Meta Mora - Arc of the Sun (Geology)
Art by Weekend Graphics
Geology Records has done a lot of tapes with dashing slipcases lately, and though this might be the simplest of Mr. Kreuger's slipcase designs, it really hits home. A lovely font acts as a window into the photo on the j-card beneath, almost like a die-cut effect, and the toasty reds and yellows vibe perfectly with this extended summer/fall global warming landscape that's keeping our hells from freezing over.
Art by CLUT
Remember that book you bought in high school because you thought you were going to get interested in some far out pseudoscience and say fantastically interesting things at parties (to people who definitely aren't rolling their eyes) about how we are actually balls of energy living inside of a dog's butt's dream or whatever. Well, someone remade the artwork from that book in cassette form and it's amazing!
Rose - Exile (Constellation Tatsu)
Art by Alyssa White
There's something really compelling about understated album art, especially when it imparts another layer of meaning with the music inside. Simple praying hands in soft focus, overcast skies, and a platinotype kind of look all speak to the pensive, meditative soundscapes scattered throughout this solo project of Reuben Sawyer. But then the beats arrive, and perhaps these hands are captured mid-riot, clapping the clouds away.

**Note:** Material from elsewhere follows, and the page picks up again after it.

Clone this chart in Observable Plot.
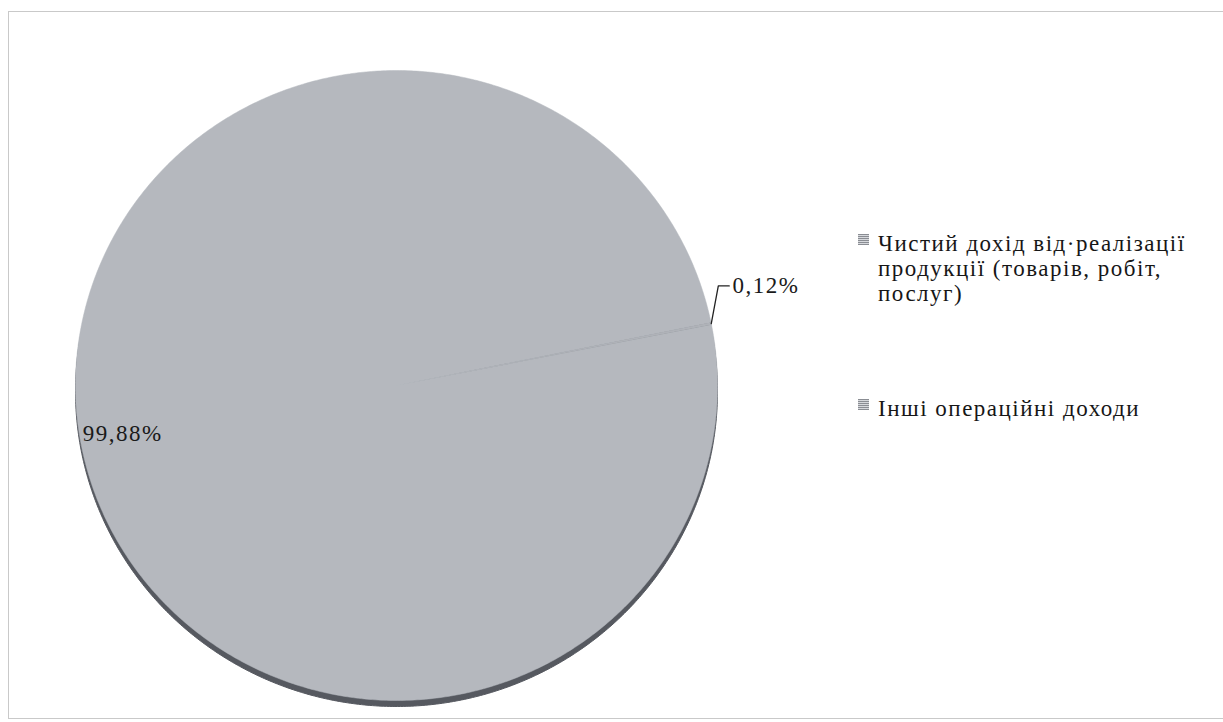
<!DOCTYPE html>
<html>
<head>
<meta charset="utf-8">
<script src="https://cdn.jsdelivr.net/npm/d3@7"></script>
<script src="https://cdn.jsdelivr.net/npm/@observablehq/plot@0.6"></script>
<style>
  html, body { margin: 0; padding: 0; background: #fff; }
  #wrap { position: relative; width: 1223px; height: 722px; overflow: hidden; font-family: "Liberation Serif", "Times New Roman", Times, "DejaVu Serif", serif; }
  #frame { position: absolute; left: 8px; top: 11px; width: 1230px; height: 708px; border: 1px solid #c9c9c9; border-right: none; box-sizing: border-box; }
  #chart { position: absolute; left: 0; top: 0; }
  #legend { position: absolute; left: 858px; top: 231px; color: #161616; font-size: 23px; line-height: 25px; letter-spacing: 1.5px; }
  .item { position: relative; padding-left: 20px; }
  .sw { position: absolute; left: 0; top: 3px; width: 11px; height: 11px;
        background: repeating-linear-gradient(0deg, #8a8d93 0 1px, #d6d8dc 1px 2px); }
  svg text { font-family: "Liberation Serif", "Times New Roman", Times, "DejaVu Serif", serif; letter-spacing: 1.5px; }
</style>
</head>
<body>
<div id="wrap">
  <div id="frame"></div>
  <div id="chart"></div>
  <div id="legend"></div>
</div>
<script>
// ---- data ----
const categories = [
  "Чистий дохід від·реалізації продукції (товарів, робіт, послуг)",
  "Інші операційні доходи"
];
const legendLines = [
  ["Чистий дохід від·реалізації", "продукції (товарів, робіт,", "послуг)"],
  ["Інші операційні доходи"]
];
const shares = [99.88, 0.12];
const valueLabels = ["99,88%", "0,12%"];

// ---- styling / layout constants ----
const W = 1223, H = 722;
const cx = 396, cy = 385, rx = 321, ry = 315;     // pixel placement of the pie
const startDeg = 78.9;                           // pie rotation
const faceColors = ["#b5b8be", "#afb2b8"];
const sideColor = "#565960";

// pie geometry in unit space (radius 1), computed from the data
const a0 = startDeg * Math.PI / 180;
const pie = d3.pie().sort(null).value(d => d).startAngle(a0).endAngle(a0 + 2 * Math.PI)(shares);
const polys = [];
pie.forEach((p, i) => {
  polys.push({k: i, x: 0, y: 0});
  const n = Math.max(2, Math.ceil((p.endAngle - p.startAngle) / (Math.PI / 360)));
  for (let j = 0; j <= n; j++) {
    const a = p.startAngle + (p.endAngle - p.startAngle) * j / n;
    polys.push({k: i, x: Math.sin(a), y: Math.cos(a)});
  }
});
const mid = pie.map(p => (p.startAngle + p.endAngle) / 2);

// big slice label inside
const inner = [{x: 0.87 * Math.sin(mid[0]), y: 0.87 * Math.cos(mid[0]), t: valueLabels[0]}];
// small slice label outside with leader
const ex = Math.sin(mid[1]), ey = Math.cos(mid[1]);
const leader = [
  {x: ex, y: ey},
  {x: ex + 0.022, y: ey + 0.12},
  {x: ex + 0.056, y: ey + 0.12}
];
const outer = [{x: ex + 0.066, y: ey + 0.12, t: valueLabels[1]}];

const chart = Plot.plot({
  width: W, height: H,
  margin: 0,
  style: {background: "transparent"},
  x: {domain: [-cx / rx, (W - cx) / rx], range: [0, W], axis: null},
  y: {domain: [-(H - cy) / ry, cy / ry], range: [H, 0], axis: null},
  marks: [
    // side (thickness) of the tilted pie
    Plot.line(polys, {x: "x", y: "y", z: "k", curve: "linear-closed", fill: sideColor, stroke: sideColor, strokeWidth: 1, dy: 6}),
    // top face
    Plot.line(polys, {x: "x", y: "y", z: "k", curve: "linear-closed",
      fill: d => faceColors[d.k], stroke: faceColors[0], strokeWidth: 0.5}),
    Plot.text(inner, {x: "x", y: "y", text: "t", fontSize: 23, fill: "#1a1a1a", dy: -6}),
    Plot.line(leader, {x: "x", y: "y", stroke: "#222", strokeWidth: 1.3}),
    Plot.text(outer, {x: "x", y: "y", text: "t", textAnchor: "start", fontSize: 23, fill: "#1a1a1a"})
  ]
});
document.getElementById("chart").appendChild(chart);

// legend
const lg = document.getElementById("legend");
categories.forEach((c, i) => {
  const div = document.createElement("div");
  div.className = "item";
  div.title = c;
  if (i > 0) div.style.marginTop = "90px";
  const sw = document.createElement("span");
  sw.className = "sw";
  div.appendChild(sw);
  legendLines[i].forEach(line => {
    const l = document.createElement("div");
    l.textContent = line;
    div.appendChild(l);
  });
  lg.appendChild(div);
});
</script>
</body>
</html>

Grimény - Die große Enttäuschung (Already Dead)
Art by Larissa Blau
This German power trio is conceptually focused on the idea of disappointment: letdowns, failures, shortcomings. And they walk the walk. Look how uncomfortable they are in their royal frockery. That one dude's beard is weak, and that one other dude doesn't even have a beard. And to top it off, their music is compositionally inspiring and flawlessly played and not disappointing at all. Way to go not being disappointing after all, Grimény.
Eeli / Numèric - Whalesongs / To Full HD split (Nyapster)
Art by Eeli and lxtxcx.info
Barcelona's always-bizarre Nyapster solves the ever-present "who chooses the art for a split tape" problem by simply including two covers. Vacillate between a somewhat menacing Etch-A-Sketch session, or what must be the next evolution in vaporwave-related art, as nostalgia meets the orthodontist. Choose your own adventure.BR>
Dinzu Artefacts - first batch
Art by Joe McKay
Look At These Tapes would not be doing it's job if it didn't tell you to look at these tapes from Dinzu Artefacts' inaugural batch. This offshoot of Spring Break Tapes is tackling design with clinical precision, opting for winter-is-coming style covers, hygienic layouts, and a logo that made me punch an eagle square in it's beak. To be clear - they nailed it.